Task brief: Include the line containing "ax.set_title('Selfreport Looming and" and all lines before it, repeated exactly from the listing below, without pictures.

─── Collected material ───

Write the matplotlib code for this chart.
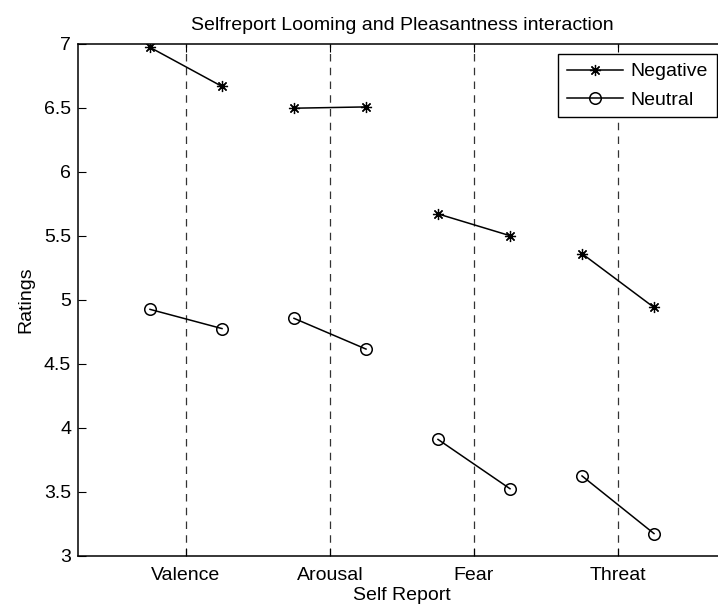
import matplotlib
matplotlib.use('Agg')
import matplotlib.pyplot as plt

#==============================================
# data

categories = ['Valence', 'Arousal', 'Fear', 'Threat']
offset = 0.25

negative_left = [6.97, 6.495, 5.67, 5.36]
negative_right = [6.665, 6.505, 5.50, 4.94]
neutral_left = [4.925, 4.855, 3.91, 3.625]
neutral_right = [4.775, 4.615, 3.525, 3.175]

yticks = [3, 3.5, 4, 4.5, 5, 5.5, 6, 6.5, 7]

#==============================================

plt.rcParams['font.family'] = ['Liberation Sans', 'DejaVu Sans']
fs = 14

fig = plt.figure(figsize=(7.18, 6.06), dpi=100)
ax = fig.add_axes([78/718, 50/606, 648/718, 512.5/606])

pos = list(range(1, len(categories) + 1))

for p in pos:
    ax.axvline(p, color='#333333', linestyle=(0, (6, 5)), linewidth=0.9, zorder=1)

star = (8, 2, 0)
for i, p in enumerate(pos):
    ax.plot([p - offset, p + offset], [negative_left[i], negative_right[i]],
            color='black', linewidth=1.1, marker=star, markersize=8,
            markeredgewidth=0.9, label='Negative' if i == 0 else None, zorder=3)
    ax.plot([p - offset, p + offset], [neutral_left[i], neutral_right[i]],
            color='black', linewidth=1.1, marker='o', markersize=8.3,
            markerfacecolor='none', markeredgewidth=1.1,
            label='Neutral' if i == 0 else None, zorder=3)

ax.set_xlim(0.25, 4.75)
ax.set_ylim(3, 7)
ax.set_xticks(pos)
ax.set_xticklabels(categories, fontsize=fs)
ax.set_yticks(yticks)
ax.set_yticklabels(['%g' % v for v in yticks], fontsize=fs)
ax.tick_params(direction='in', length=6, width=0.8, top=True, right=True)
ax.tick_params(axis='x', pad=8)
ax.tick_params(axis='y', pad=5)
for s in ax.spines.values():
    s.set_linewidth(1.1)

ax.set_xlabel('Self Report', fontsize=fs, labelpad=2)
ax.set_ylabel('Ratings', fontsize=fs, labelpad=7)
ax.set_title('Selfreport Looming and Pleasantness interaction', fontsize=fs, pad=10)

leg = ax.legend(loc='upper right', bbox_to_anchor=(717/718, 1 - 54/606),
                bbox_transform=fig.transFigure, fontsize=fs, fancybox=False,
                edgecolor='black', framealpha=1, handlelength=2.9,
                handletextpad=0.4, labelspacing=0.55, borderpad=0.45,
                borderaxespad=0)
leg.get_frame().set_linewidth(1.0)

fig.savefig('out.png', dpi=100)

───

Answer in full:
Write the matplotlib code for this chart.
import matplotlib
matplotlib.use('Agg')
import matplotlib.pyplot as plt

#==============================================
# data

categories = ['Valence', 'Arousal', 'Fear', 'Threat']
offset = 0.25

negative_left = [6.97, 6.495, 5.67, 5.36]
negative_right = [6.665, 6.505, 5.50, 4.94]
neutral_left = [4.925, 4.855, 3.91, 3.625]
neutral_right = [4.775, 4.615, 3.525, 3.175]

yticks = [3, 3.5, 4, 4.5, 5, 5.5, 6, 6.5, 7]

#==============================================

plt.rcParams['font.family'] = ['Liberation Sans', 'DejaVu Sans']
fs = 14

fig = plt.figure(figsize=(7.18, 6.06), dpi=100)
ax = fig.add_axes([78/718, 50/606, 648/718, 512.5/606])

pos = list(range(1, len(categories) + 1))

for p in pos:
    ax.axvline(p, color='#333333', linestyle=(0, (6, 5)), linewidth=0.9, zorder=1)

star = (8, 2, 0)
for i, p in enumerate(pos):
    ax.plot([p - offset, p + offset], [negative_left[i], negative_right[i]],
            color='black', linewidth=1.1, marker=star, markersize=8,
            markeredgewidth=0.9, label='Negative' if i == 0 else None, zorder=3)
    ax.plot([p - offset, p + offset], [neutral_left[i], neutral_right[i]],
            color='black', linewidth=1.1, marker='o', markersize=8.3,
            markerfacecolor='none', markeredgewidth=1.1,
            label='Neutral' if i == 0 else None, zorder=3)

ax.set_xlim(0.25, 4.75)
ax.set_ylim(3, 7)
ax.set_xticks(pos)
ax.set_xticklabels(categories, fontsize=fs)
ax.set_yticks(yticks)
ax.set_yticklabels(['%g' % v for v in yticks], fontsize=fs)
ax.tick_params(direction='in', length=6, width=0.8, top=True, right=True)
ax.tick_params(axis='x', pad=8)
ax.tick_params(axis='y', pad=5)
for s in ax.spines.values():
    s.set_linewidth(1.1)

ax.set_xlabel('Self Report', fontsize=fs, labelpad=2)
ax.set_ylabel('Ratings', fontsize=fs, labelpad=7)
ax.set_title('Selfreport Looming and Pleasantness interaction', fontsize=fs, pad=10)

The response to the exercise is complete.